A complete no-no is Cyprus or Greece. My father was Greek-Cypriot, but despite the rumors about Greeks in the past, both are extremely homophobic, and of course the same applies to the modern Russian Federation. Much of this homophobia is due to the Orthodox Church in these countries, and Cyprus until recently had a system of arranged marriages, with gays forced to marry or go abroad. Despite the Greek-Cypriot part being part of the EU, it seems homophobia is far from being wiped out and racism abounds. The Greek-Cypriots hate the Turkish-Cypriots and vice versa because of their bloody history. My sympathies are all with the downtrodden Turkish-Cypriots, and I have several times visited their unrecognized Turkish Republic of Northern Cyprus. I cannot say, however, that either Cypriot republic really appeals to me, nor the Turkish mainland, though there are some very interesting places there which I have visited.

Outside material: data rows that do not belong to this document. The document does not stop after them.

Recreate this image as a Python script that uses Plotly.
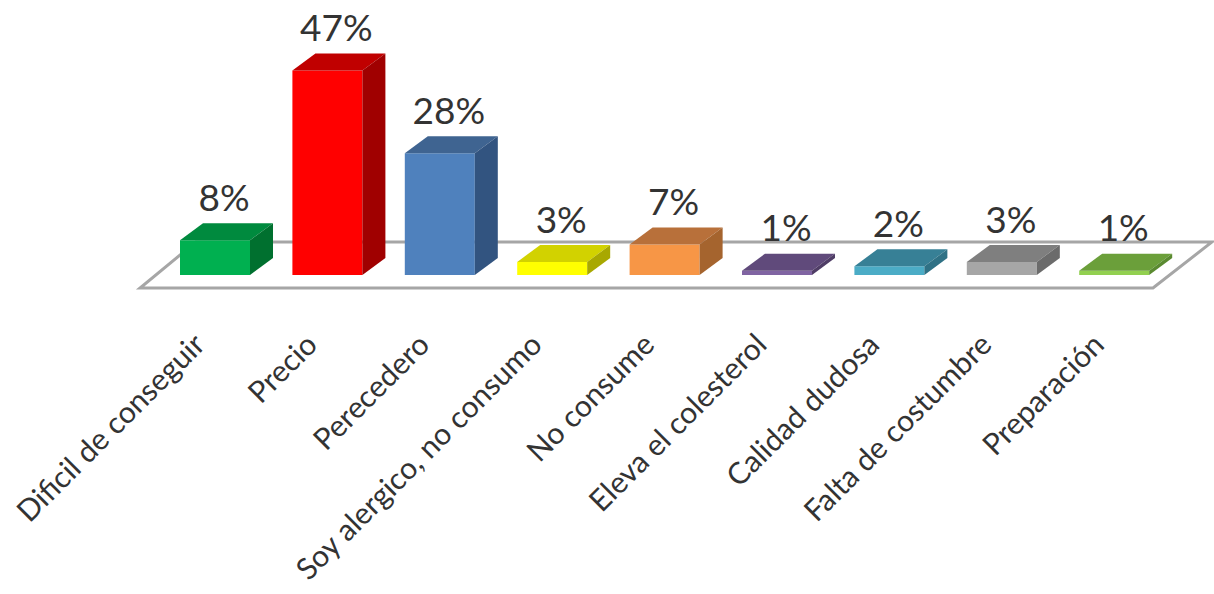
import plotly.graph_objects as go

# Survey results: reasons given, in percent
categories = ["Dificil de conseguir", "Precio", "Perecedero", "Soy alergico, no consumo",
              "No consume", "Eleva el colesterol", "Calidad dudosa",
              "Falta de costumbre", "Preparación"]
values = [8, 47, 28, 3, 7, 1, 2, 3, 1]
value_labels = ["8%", "47%", "28%", "3%", "7%", "1%", "2%", "3%", "1%"]

front_colors = ["#00B050", "#FF0000", "#4F81BD", "#FFFF00", "#F79646",
                "#8064A2", "#4BACC6", "#A6A6A6", "#92D050"]
top_colors = ["#008A3E", "#C00000", "#3F6491", "#D2D200", "#B8703A",
              "#604A7B", "#378096", "#7F7F7F", "#6B9F3A"]
side_colors = ["#00702F", "#A00000", "#325480", "#A8A800", "#A5642E",
               "#4F3D66", "#2F7185", "#6B6B6B", "#5A8A30"]

# Plot area geometry, in pixels
FIG_W, FIG_H = 1214, 594
PLOT_H = 300
BASE_PX = 275        # vertical pixel of the zero line
FIRST_PX = 215       # horizontal pixel of the first category
STEP_PX = 112.4      # pixels between categories
UNIT_PX = 4.35       # pixels per percentage point

# Bar shape and pseudo-3D depth, in axis units
BAR_W = 70 / STEP_PX
DEPTH_X = 23 / STEP_PX
DEPTH_Y = 17 / UNIT_PX
LABEL_LIFT = 3 / UNIT_PX

x_range = [-FIRST_PX / STEP_PX, (FIG_W - FIRST_PX) / STEP_PX]
y_range = [(BASE_PX - PLOT_H) / UNIT_PX, BASE_PX / UNIT_PX]

# Floor outline in axis units
floor_x = [-0.667, 8.345, 8.87, -0.17, -0.667]
floor_y = [-3.0, -3.0, 7.6, 7.6, -3.0]

fig = go.Figure()

# Front faces
fig.add_trace(go.Bar(
    x=list(range(len(values))), y=values, width=BAR_W,
    marker=dict(color=front_colors, line=dict(width=0)),
    hoverinfo="skip", showlegend=False,
))

# Top and side faces derived from each value
for i, v in enumerate(values):
    left, right = i - BAR_W / 2, i + BAR_W / 2
    fig.add_trace(go.Scatter(
        x=[left, right, right + DEPTH_X, left + DEPTH_X, left],
        y=[v, v, v + DEPTH_Y, v + DEPTH_Y, v],
        mode="lines", fill="toself", fillcolor=top_colors[i],
        line=dict(width=0), hoverinfo="skip", showlegend=False,
    ))
    fig.add_trace(go.Scatter(
        x=[right, right + DEPTH_X, right + DEPTH_X, right, right],
        y=[0, DEPTH_Y, v + DEPTH_Y, v, 0],
        mode="lines", fill="toself", fillcolor=side_colors[i],
        line=dict(width=0), hoverinfo="skip", showlegend=False,
    ))

# Percentage labels above each column
fig.add_trace(go.Scatter(
    x=[i + 0.08 for i in range(len(values))],
    y=[v + DEPTH_Y + LABEL_LIFT for v in values],
    mode="text", text=value_labels, textposition="top center",
    textfont=dict(family="Lato", size=37, color="#333333"),
    hoverinfo="skip", showlegend=False,
))

fig.add_shape(
    type="path",
    path="M " + " L ".join(f"{a},{b}" for a, b in zip(floor_x, floor_y)) + " Z",
    xref="x", yref="y", layer="below",
    line=dict(color="#A6A6A6", width=3), fillcolor="white",
)

fig.update_layout(
    width=FIG_W, height=FIG_H,
    margin=dict(l=0, r=0, t=0, b=FIG_H - PLOT_H, autoexpand=False),
    paper_bgcolor="white", plot_bgcolor="white",
    showlegend=False, barmode="overlay",
)
fig.update_xaxes(
    range=x_range, showgrid=False, zeroline=False, showline=False, automargin=False,
    tickmode="array", tickvals=list(range(len(categories))), ticktext=categories,
    tickangle=-45, ticks="", ticklabelstandoff=20, ticklabelshift=-19,
    tickfont=dict(family="Lato", size=30, color="#333333"),
)
fig.update_yaxes(range=y_range, visible=False)

fig.write_html("out.html", config=dict(displayModeBar=False))
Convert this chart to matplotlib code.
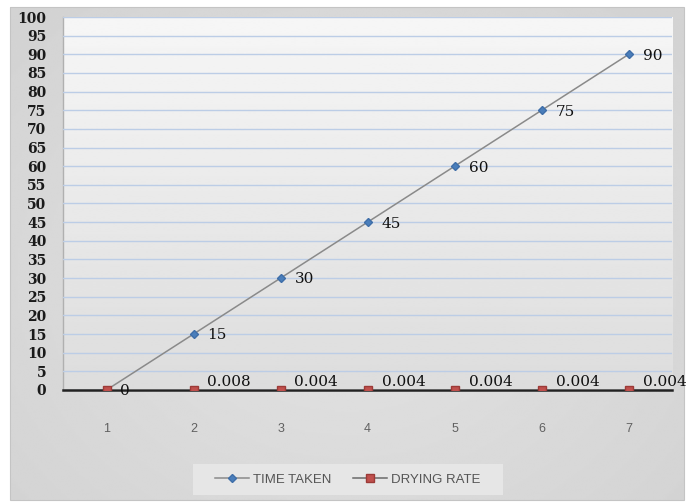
import matplotlib
matplotlib.use("Agg")
import matplotlib.pyplot as plt
import numpy as np
from matplotlib.patches import Rectangle

# data
days = [1, 2, 3, 4, 5, 6, 7]
time_taken = [0, 15, 30, 45, 60, 75, 90]
drying_rate = [0, 0.008, 0.004, 0.004, 0.004, 0.004, 0.004]
drying_labels = ["", "0.008", "0.004", "0.004", "0.004", "0.004", "0.004"]
y_ticks = list(range(0, 101, 5))

fig = plt.figure(figsize=(6.9, 5.03), dpi=100)
fig.patch.set_facecolor("white")

# chart area background (soft grey radial fill)
bg = fig.add_axes([0, 0, 1, 1], zorder=-5)
bg.set_xlim(0, 690)
bg.set_ylim(503, 0)
bg.axis("off")
gx, gy = np.meshgrid(np.linspace(0, 1, 300), np.linspace(0, 1, 300))
r = np.sqrt(((gx - 0.5) / 0.8) ** 2 + ((gy - 0.55) / 0.9) ** 2)
shade = 0.89 - 0.075 * np.clip(r, 0, 1)
bg.imshow(shade, cmap="gray", vmin=0, vmax=1, extent=(10, 684, 500, 7),
          aspect="auto", interpolation="bilinear")
bg.add_patch(Rectangle((10, 7), 674, 493, fill=False, edgecolor="#c4c4c4", lw=0.8))
# legend panel
bg.add_patch(Rectangle((193, 464), 310, 31, facecolor="#e6e6e6", edgecolor="none"))

ax = fig.add_axes([0.0913, 0.2247, 0.883, 0.7415])
ax.set_xlim(0.5, 7.5)
ax.set_ylim(0, 100)

# plot area fill, lighter at the top
pv = np.linspace(0.965, 0.865, 200).reshape(-1, 1)
ax.imshow(pv, cmap="gray", vmin=0, vmax=1, extent=(0.5, 7.5, 0, 100),
          aspect="auto", interpolation="bilinear", zorder=0)

ax.set_yticks(y_ticks)
ax.yaxis.grid(True, color="#bccde6", lw=1.0, zorder=1)
ax.set_axisbelow(False)

ax.plot(days, time_taken, color="#8a8a8a", lw=1.1, marker="D", ms=4,
        mfc="#4a7ebb", mec="#3f6ea8", label="TIME TAKEN", zorder=3)
ax.plot(days, drying_rate, color="#6a6a6a", lw=1.1, marker="s", ms=5.5,
        mfc="#c0504d", mec="#9c3a37", label="DRYING RATE", zorder=4)

for x, v in zip(days, time_taken):
    ax.annotate(str(v), (x, v), xytext=(10, -1), textcoords="offset points",
                ha="left", va="center", fontsize=11, family="DejaVu Serif",
                color="#111111", zorder=5)
for x, v, lab in zip(days, drying_rate, drying_labels):
    if lab:
        ax.annotate(lab, (x, v), xytext=(10, 5.5), textcoords="offset points",
                    ha="left", va="center", fontsize=11, family="DejaVu Serif",
                    color="#111111", zorder=5)

for s in ["top", "right"]:
    ax.spines[s].set_visible(False)
ax.spines["left"].set_color("#b0b0b0")
ax.spines["left"].set_linewidth(1.0)
ax.spines["bottom"].set_color("#222222")
ax.spines["bottom"].set_linewidth(1.8)
ax.spines["bottom"].set_zorder(3.5)

ax.set_xticks(days)
ax.tick_params(axis="x", length=0, pad=24, labelsize=9, labelcolor="#606060")
ax.tick_params(axis="y", length=0, pad=12)
for t in ax.get_yticklabels():
    t.set_family("DejaVu Serif")
    t.set_fontweight("bold")
    t.set_fontsize(10)
    t.set_color("#1a1a1a")
for t in ax.get_xticklabels():
    t.set_family("Liberation Sans")

leg = fig.legend(loc="center", bbox_to_anchor=(0.504, 0.046), ncol=2,
                 frameon=False, handlelength=2.6,
                 handletextpad=0.3, columnspacing=1.6,
                 prop={"family": "Liberation Sans", "size": 9.5})
for t in leg.get_texts():
    t.set_color("#555555")

fig.savefig("out.png", dpi=100)
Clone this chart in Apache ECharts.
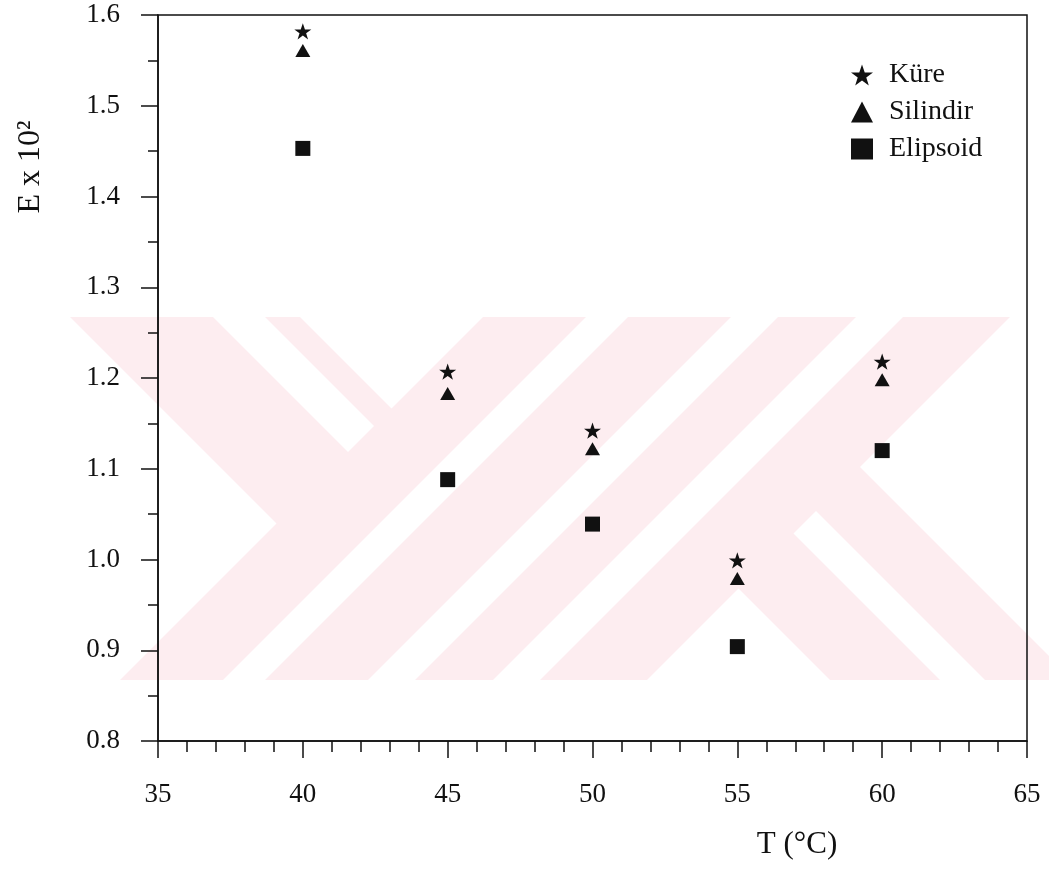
<!DOCTYPE html>
<html>
<head>
<meta charset="utf-8">
<script src="https://cdn.jsdelivr.net/npm/echarts@6/dist/echarts.min.js"></script>
<style>
html, body {
  margin: 0;
  padding: 0;
  background: #ffffff;
}
#main {
  width: 1049px;
  height: 870px;
}
</style>
</head>
<body>
<div id="main"></div>
<script>
var temps = [40, 45, 50, 55, 60]
var kure = [1.582, 1.207, 1.142, 0.999, 1.218]
var silindir = [1.561, 1.183, 1.122, 0.979, 1.198]
var elipsoid = [1.453, 1.088, 1.039, 0.904, 1.120]
var seriesNames = ['Küre', 'Silindir', 'Elipsoid']

var starPath = 'path://M50,0 L61.8,34.5 L97.6,34.5 L68.5,55.9 L79.4,90.5 L50,69.1 L20.6,90.5 L31.5,55.9 L2.4,34.5 L38.2,34.5 Z'
var serif = '"Liberation Serif", "DejaVu Serif", serif'
var ink = '#111111'
var pink = '#fdedf0'

function pairs(ys) {
  return temps.map(function (t, i) { return [t, ys[i]] })
}

// faint background stamp of the scanned page
function stamp() {
  var white = [
    [[70, 317], [276.5, 523.5], [120, 680], [70, 680]],
    [[213, 317], [265, 317], [374, 426], [348, 452]],
    [[300, 317], [483, 317], [391.5, 408.5]],
    [[586, 317], [628, 317], [265, 680], [223, 680]],
    [[731, 317], [778, 317], [415, 680], [368, 680]],
    [[856, 317], [903, 317], [540, 680], [493, 680]],
    [[738.5, 588.5], [830, 680], [647, 680]],
    [[793.5, 533.5], [816, 511], [985, 680], [940, 680]],
    [[860, 467], [1010, 317], [1049, 317], [1049, 656]]
  ]
  var els = [{
    type: 'rect',
    silent: true,
    z: -10,
    shape: { x: 70, y: 317, width: 979, height: 363 },
    style: { fill: pink }
  }]
  white.forEach(function (pts) {
    els.push({
      type: 'polygon',
      silent: true,
      z: -9,
      shape: { points: pts },
      style: { fill: '#ffffff' }
    })
  })
  return els
}

var chart = echarts.init(document.getElementById('main'))

var graphics = stamp()
graphics.push({
  type: 'text',
  x: 797,
  y: 845,
  style: {
    text: 'T (°C)',
    align: 'center',
    verticalAlign: 'middle',
    font: '31px ' + serif,
    fill: ink
  }
})
graphics.push({
  type: 'text',
  x: 31,
  y: 167,
  rotation: Math.PI / 2,
  style: {
    text: 'E x 10²',
    align: 'center',
    verticalAlign: 'middle',
    font: '32px ' + serif,
    fill: ink
  }
})

chart.setOption({
  backgroundColor: '#ffffff',
  animation: false,
  grid: {
    left: 158,
    right: 22,
    top: 15,
    bottom: 129,
    show: true,
    borderColor: ink,
    borderWidth: 1.5,
    backgroundColor: 'transparent'
  },
  legend: {
    orient: 'vertical',
    left: 846,
    top: 56,
    itemWidth: 22,
    itemHeight: 21,
    itemGap: 9,
    data: seriesNames,
    textStyle: {
      fontFamily: serif,
      fontSize: 28,
      color: ink,
      padding: [0, 0, 0, 11]
    }
  },
  graphic: graphics,
  xAxis: {
    type: 'value',
    min: 35,
    max: 65,
    interval: 5,
    axisLine: { lineStyle: { color: ink, width: 1.5 } },
    axisTick: { inside: false, length: 17, lineStyle: { color: ink, width: 1.5 } },
    minorTick: { show: true, splitNumber: 5, length: 11, lineStyle: { color: ink, width: 1.5 } },
    splitLine: { show: false },
    axisLabel: {
      margin: 40,
      fontFamily: serif,
      fontSize: 27,
      color: ink
    }
  },
  yAxis: {
    type: 'value',
    min: 0.8,
    max: 1.6,
    interval: 0.1,
    axisLine: { lineStyle: { color: ink, width: 1.5 } },
    axisTick: { inside: false, length: 17, lineStyle: { color: ink, width: 1.5 } },
    minorTick: { show: true, splitNumber: 2, length: 10, lineStyle: { color: ink, width: 1.5 } },
    splitLine: { show: false },
    axisLabel: {
      margin: 38,
      fontFamily: serif,
      fontSize: 27,
      color: ink,
      formatter: function (v) { return v.toFixed(1) }
    }
  },
  series: [
    {
      name: 'Küre',
      type: 'scatter',
      symbol: starPath,
      symbolSize: 17,
      symbolKeepAspect: true,
      itemStyle: { color: ink, opacity: 1 },
      data: pairs(kure)
    },
    {
      name: 'Silindir',
      type: 'scatter',
      symbol: 'triangle',
      symbolSize: [15, 13],
      itemStyle: { color: ink, opacity: 1 },
      data: pairs(silindir)
    },
    {
      name: 'Elipsoid',
      type: 'scatter',
      symbol: 'rect',
      symbolSize: 15,
      itemStyle: { color: ink, opacity: 1 },
      data: pairs(elipsoid)
    }
  ]
})
</script>
</body>
</html>
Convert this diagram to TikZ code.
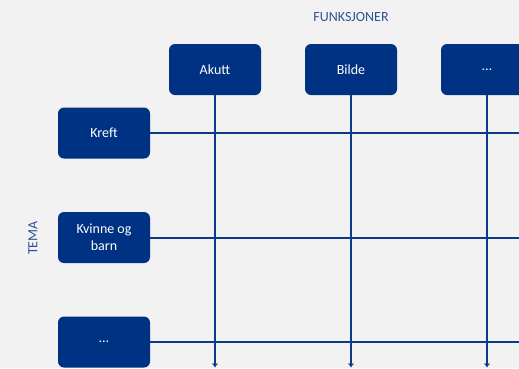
\documentclass[tikz,border=0pt]{standalone}
\usepackage{fontspec}
\setmainfont{Carlito}
\usetikzlibrary{arrows.meta}
\definecolor{bg}{HTML}{F2F2F2}
\definecolor{boxblue}{HTML}{003283}
\definecolor{lineblue}{HTML}{0E3A8A}
\definecolor{labelblue}{HTML}{2F5496}
\tikzset{
  box/.style={draw=none, fill=boxblue, rounded corners=6pt, minimum width=92pt, minimum height=51pt,
    text=white, align=center, inner sep=0pt, font=\fontsize{14}{17}\selectfont},
  conn/.style={draw=lineblue, line width=2pt},
  arr/.style={conn, -{Latex[length=4pt,width=6.5pt]}},
  lbl/.style={text=labelblue, font=\fontsize{14}{16}\selectfont, inner sep=0pt}
}
\begin{document}
\begin{tikzpicture}[x=1pt,y=-1pt]
\fill[bg] (0,0) rectangle (519,368);
\useasboundingbox (0,0) rectangle (519,368);
\clip (0,0) rectangle (519,368);
\node[lbl] (funk) at (351,17) {FUNKSJONER};
\node[lbl, rotate=90] (tema) at (33,238) {TEMA};
\node[box] (akutt) at (215,69.5) {Akutt};
\node[box] (bilde) at (351,69.5) {Bilde};
\node[box] (fdots) at (487,69.5) {…};
\node[box] (kreft) at (104,133) {Kreft};
\node[box] (kvinne) at (104,237.5) {Kvinne og\\barn};
\node[box] (tdots) at (104,342) {…};
\coordinate (h1) at (530,133);
\coordinate (h2) at (530,237.5);
\coordinate (h3) at (530,342);
\coordinate (v1) at (215,367.5);
\coordinate (v2) at (351,367.5);
\coordinate (v3) at (487,367.5);
\draw[conn] (kreft.east) -- (h1);
\draw[conn] (kvinne.east) -- (h2);
\draw[conn] (tdots.east) -- (h3);
\draw[arr] (akutt.south) -- (v1);
\draw[arr] (bilde.south) -- (v2);
\draw[arr] (fdots.south) -- (v3);
\end{tikzpicture}
\end{document}
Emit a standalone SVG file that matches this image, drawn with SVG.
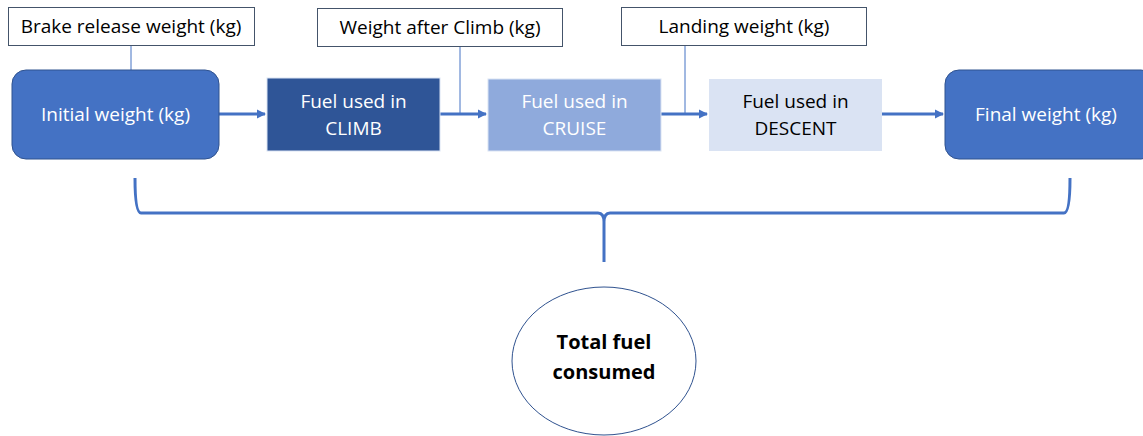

So, to sum up, I guess I would be happy to be an EU citizen in a federal United States of Europe, able to travel thruout the EU without restriction, and proud to stand up for the EU anthem Ode to Joy and respect the blue and gold EU flag. I feel an affinity with all Europeans, and never want war to break out on our continent again. Yes, it is a capitalist EU at the moment, but many member countries have strong Socialist/Communist traditions, and with the European Left Party, which I am affiliated to through Left Unity Party in Britain, I have high hopes of a Socialist EU or breakaway European Socialist Union in the distant future.
Better still to be a world citizen under a confederal world government and proud to salute the UN flag. That, however, is even further away than the prospect of a federal European Union.